Twenty years ago this author had a wide-ranging discussion with the educated and cosmopolitan former Chinese foreign minister Huang Hua, who died four years ago. Congenial as the minister was, he proved absolutely immovable with respect to China’s extraterritorial claims to the South China Sea and distant territories.

Furthermore, one does not build in a matter of weeks an almost state-of-the-art military such as China now possesses. Her first production facilities were no doubt begun more than 30 years ago, at which time the outlines of a plan were also formulated.

In the interval, China has “played” the United States, helping us convince ourselves that no cause existed for concern, indeed inducing us to enable her military rise in many ways. As Sun Tzu observes, “all warfare is based on deception.”

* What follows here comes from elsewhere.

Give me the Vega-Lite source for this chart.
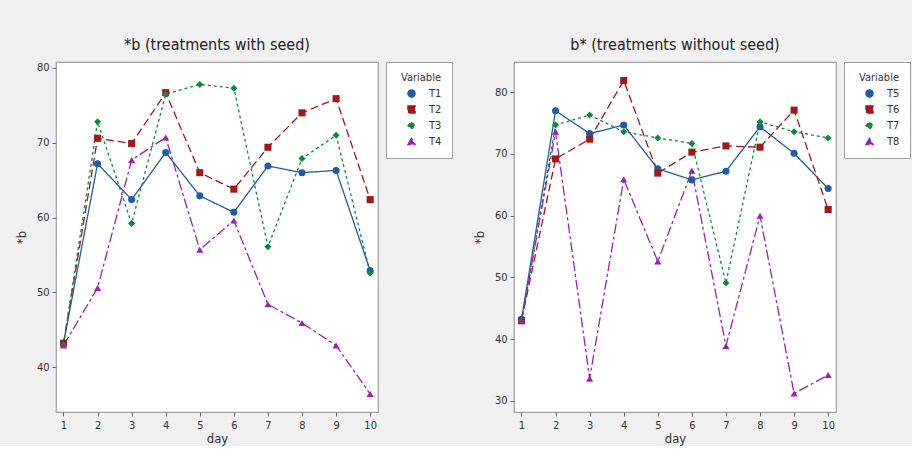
{
  "$schema": "https://vega.github.io/schema/vega-lite/v6.json",
  "background": "#f0f0f0",
  "padding": {"left": 14, "top": 35, "right": 0, "bottom": 0},
  "spacing": 18,
  "datasets": {
    "seed": [
      {"day": 1, "b": 43.2, "Variable": "T1"}, {"day": 2, "b": 67.2, "Variable": "T1"}, {"day": 3, "b": 62.4, "Variable": "T1"}, {"day": 4, "b": 68.7, "Variable": "T1"}, {"day": 5, "b": 62.9, "Variable": "T1"},
      {"day": 6, "b": 60.7, "Variable": "T1"}, {"day": 7, "b": 66.9, "Variable": "T1"}, {"day": 8, "b": 66.0, "Variable": "T1"}, {"day": 9, "b": 66.3, "Variable": "T1"}, {"day": 10, "b": 52.9, "Variable": "T1"},
      {"day": 1, "b": 43.2, "Variable": "T2"}, {"day": 2, "b": 70.6, "Variable": "T2"}, {"day": 3, "b": 69.9, "Variable": "T2"}, {"day": 4, "b": 76.7, "Variable": "T2"}, {"day": 5, "b": 66.0, "Variable": "T2"},
      {"day": 6, "b": 63.8, "Variable": "T2"}, {"day": 7, "b": 69.4, "Variable": "T2"}, {"day": 8, "b": 74.0, "Variable": "T2"}, {"day": 9, "b": 75.9, "Variable": "T2"}, {"day": 10, "b": 62.4, "Variable": "T2"},
      {"day": 1, "b": 43.0, "Variable": "T3"}, {"day": 2, "b": 72.8, "Variable": "T3"}, {"day": 3, "b": 59.2, "Variable": "T3"}, {"day": 4, "b": 76.5, "Variable": "T3"}, {"day": 5, "b": 77.8, "Variable": "T3"},
      {"day": 6, "b": 77.3, "Variable": "T3"}, {"day": 7, "b": 56.1, "Variable": "T3"}, {"day": 8, "b": 67.9, "Variable": "T3"}, {"day": 9, "b": 71.0, "Variable": "T3"}, {"day": 10, "b": 52.6, "Variable": "T3"},
      {"day": 1, "b": 42.9, "Variable": "T4"}, {"day": 2, "b": 50.6, "Variable": "T4"}, {"day": 3, "b": 67.7, "Variable": "T4"}, {"day": 4, "b": 70.7, "Variable": "T4"}, {"day": 5, "b": 55.7, "Variable": "T4"},
      {"day": 6, "b": 59.6, "Variable": "T4"}, {"day": 7, "b": 48.4, "Variable": "T4"}, {"day": 8, "b": 45.9, "Variable": "T4"}, {"day": 9, "b": 42.9, "Variable": "T4"}, {"day": 10, "b": 36.4, "Variable": "T4"}
    ],
    "noseed": [
      {"day": 1, "b": 43.2, "Variable": "T5"}, {"day": 2, "b": 77.0, "Variable": "T5"}, {"day": 3, "b": 73.3, "Variable": "T5"}, {"day": 4, "b": 74.7, "Variable": "T5"}, {"day": 5, "b": 67.6, "Variable": "T5"},
      {"day": 6, "b": 65.8, "Variable": "T5"}, {"day": 7, "b": 67.2, "Variable": "T5"}, {"day": 8, "b": 74.4, "Variable": "T5"}, {"day": 9, "b": 70.1, "Variable": "T5"}, {"day": 10, "b": 64.4, "Variable": "T5"},
      {"day": 1, "b": 43.0, "Variable": "T6"}, {"day": 2, "b": 69.2, "Variable": "T6"}, {"day": 3, "b": 72.4, "Variable": "T6"}, {"day": 4, "b": 81.9, "Variable": "T6"}, {"day": 5, "b": 66.9, "Variable": "T6"},
      {"day": 6, "b": 70.3, "Variable": "T6"}, {"day": 7, "b": 71.3, "Variable": "T6"}, {"day": 8, "b": 71.1, "Variable": "T6"}, {"day": 9, "b": 77.1, "Variable": "T6"}, {"day": 10, "b": 61.0, "Variable": "T6"},
      {"day": 1, "b": 43.0, "Variable": "T7"}, {"day": 2, "b": 74.7, "Variable": "T7"}, {"day": 3, "b": 76.3, "Variable": "T7"}, {"day": 4, "b": 73.6, "Variable": "T7"}, {"day": 5, "b": 72.6, "Variable": "T7"},
      {"day": 6, "b": 71.7, "Variable": "T7"}, {"day": 7, "b": 49.1, "Variable": "T7"}, {"day": 8, "b": 75.2, "Variable": "T7"}, {"day": 9, "b": 73.6, "Variable": "T7"}, {"day": 10, "b": 72.6, "Variable": "T7"},
      {"day": 1, "b": 42.9, "Variable": "T8"}, {"day": 2, "b": 73.6, "Variable": "T8"}, {"day": 3, "b": 33.6, "Variable": "T8"}, {"day": 4, "b": 65.9, "Variable": "T8"}, {"day": 5, "b": 52.6, "Variable": "T8"},
      {"day": 6, "b": 67.3, "Variable": "T8"}, {"day": 7, "b": 38.9, "Variable": "T8"}, {"day": 8, "b": 60.0, "Variable": "T8"}, {"day": 9, "b": 31.2, "Variable": "T8"}, {"day": 10, "b": 34.2, "Variable": "T8"}
    ]
  },
  "resolve": {
    "scale": {"color": "independent", "shape": "independent", "strokeDash": "independent", "y": "independent"},
    "legend": {"color": "independent", "shape": "independent", "strokeDash": "independent"}
  },
  "hconcat": [
    {
      "width": 322,
      "height": 350,
      "title": {"text": "*b  (treatments with seed)"},
      "data": {"name": "seed"},
      "encoding": {
        "x": {"field": "day", "type": "quantitative", "scale": {"domain": [0.78, 10.23], "nice": false, "zero": false}, "axis": {"values": [1, 2, 3, 4, 5, 6, 7, 8, 9, 10], "title": "day"}},
        "y": {"field": "b", "type": "quantitative", "scale": {"domain": [34, 80.8], "nice": false, "zero": false}, "axis": {"values": [40, 50, 60, 70, 80], "title": "*b"}},
        "color": {"field": "Variable", "type": "nominal", "scale": {"domain": ["T1", "T2", "T3", "T4"], "range": ["#1f5ca8", "#a4161a", "#0b8a3a", "#9c1fb8"]}, "legend": {"title": "Variable"}}
      },
      "layer": [
        {
          "mark": {"type": "line", "strokeWidth": 1.3},
          "encoding": {
            "strokeDash": {"field": "Variable", "type": "nominal", "scale": {"domain": ["T1", "T2", "T3", "T4"], "range": [[1, 0], [8, 4], [3, 3], [10, 3, 3, 3]]}, "legend": {"title": "Variable"}}
          }
        },
        {
          "mark": {"type": "point", "filled": true, "opacity": 1, "size": 50},
          "encoding": {
            "shape": {"field": "Variable", "type": "nominal", "scale": {"domain": ["T1", "T2", "T3", "T4"], "range": ["circle", "square", "diamond", "triangle-up"]}, "legend": {"title": "Variable"}}
          }
        }
      ]
    },
    {
      "width": 322,
      "height": 350,
      "title": {"text": "b* (treatments without seed)"},
      "data": {"name": "noseed"},
      "encoding": {
        "x": {"field": "day", "type": "quantitative", "scale": {"domain": [0.78, 10.23], "nice": false, "zero": false}, "axis": {"values": [1, 2, 3, 4, 5, 6, 7, 8, 9, 10], "title": "day"}},
        "y": {"field": "b", "type": "quantitative", "scale": {"domain": [28.2, 84.9], "nice": false, "zero": false}, "axis": {"values": [30, 40, 50, 60, 70, 80], "title": "*b"}},
        "color": {"field": "Variable", "type": "nominal", "scale": {"domain": ["T5", "T6", "T7", "T8"], "range": ["#1f5ca8", "#a4161a", "#0b8a3a", "#9c1fb8"]}, "legend": {"title": "Variable"}}
      },
      "layer": [
        {
          "mark": {"type": "line", "strokeWidth": 1.3},
          "encoding": {
            "strokeDash": {"field": "Variable", "type": "nominal", "scale": {"domain": ["T5", "T6", "T7", "T8"], "range": [[1, 0], [8, 4], [3, 3], [10, 3, 3, 3]]}, "legend": {"title": "Variable"}}
          }
        },
        {
          "mark": {"type": "point", "filled": true, "opacity": 1, "size": 50},
          "encoding": {
            "shape": {"field": "Variable", "type": "nominal", "scale": {"domain": ["T5", "T6", "T7", "T8"], "range": ["circle", "square", "diamond", "triangle-up"]}, "legend": {"title": "Variable"}}
          }
        }
      ]
    }
  ],
  "config": {
    "font": "DejaVu Sans Condensed, Lato, sans-serif",
    "view": {"fill": "white", "stroke": "#a0a0a0", "strokeWidth": 1.2},
    "title": {"fontSize": 16, "fontWeight": "normal", "color": "#222", "offset": 9, "anchor": "middle", "font": "DejaVu Sans Condensed, Lato, sans-serif"},
    "axis": {"domain": false, "grid": false, "tickColor": "#666", "tickSize": 4, "labelColor": "#333", "labelFontSize": 11, "labelFont": "DejaVu Sans Condensed, Lato, sans-serif", "titleFont": "DejaVu Sans Condensed, Lato, sans-serif", "titleFontSize": 13, "titleFontWeight": "normal", "titleColor": "#333", "labelPadding": 3},
    "axisX": {"titlePadding": 2},
    "axisY": {"titlePadding": 8},
    "legend": {"orient": "right", "offset": 8, "strokeColor": "#a0a0a0", "fillColor": "white", "padding": 10, "titleFont": "DejaVu Sans Condensed, Lato, sans-serif", "titleFontWeight": "normal", "titleFontSize": 11, "titleColor": "#333", "titleAnchor": "end", "labelFont": "DejaVu Sans Condensed, Lato, sans-serif", "labelFontSize": 11, "labelColor": "#333", "symbolSize": 50, "symbolOffset": 10, "symbolStrokeWidth": 1.4, "rowPadding": 3, "labelOffset": 12}
  }
}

The time has now come for the United States to demonstrate beyond any doubt that we have not been deceived. To say clearly: Yes, we will fight if attacked and not slink away as China’s leaders envision. Yes, we will support our allies wholeheartedly — some now formidable powers themselves. No, we will not give in to nuclear blackmail, should it be attempted — though the actual use of nuclear weapons would be madness. No, China will not win easily or painlessly, as she seems to imagine. Rather, our coalition will render her powerless.

These propositions are nothing but the simple truth — they are what will likely follow if one of Beijing’s aggressive military initiatives goes badly wrong. But we have never made them clear in writing. The velvety language of diplomacy has, so far, ruled. The time is more than ripe, however, for clear, deadly serious, and straight talking, to China and to the world. The words of a single solemn declaration without loopholes would themselves constitute a powerful deterrent.

Deterrence, of course, is the most reliable way to prevent war. Deterrence is indispensable now: not next week, or next year, or next incident. Otherwise, as history teaches repeatedly, the situation will become worse and worse, until it cannot be saved except by bloodshed.

Mr. Waldron is the Lauder Professor of International Relations in the department of history at the University of Pennsylvania.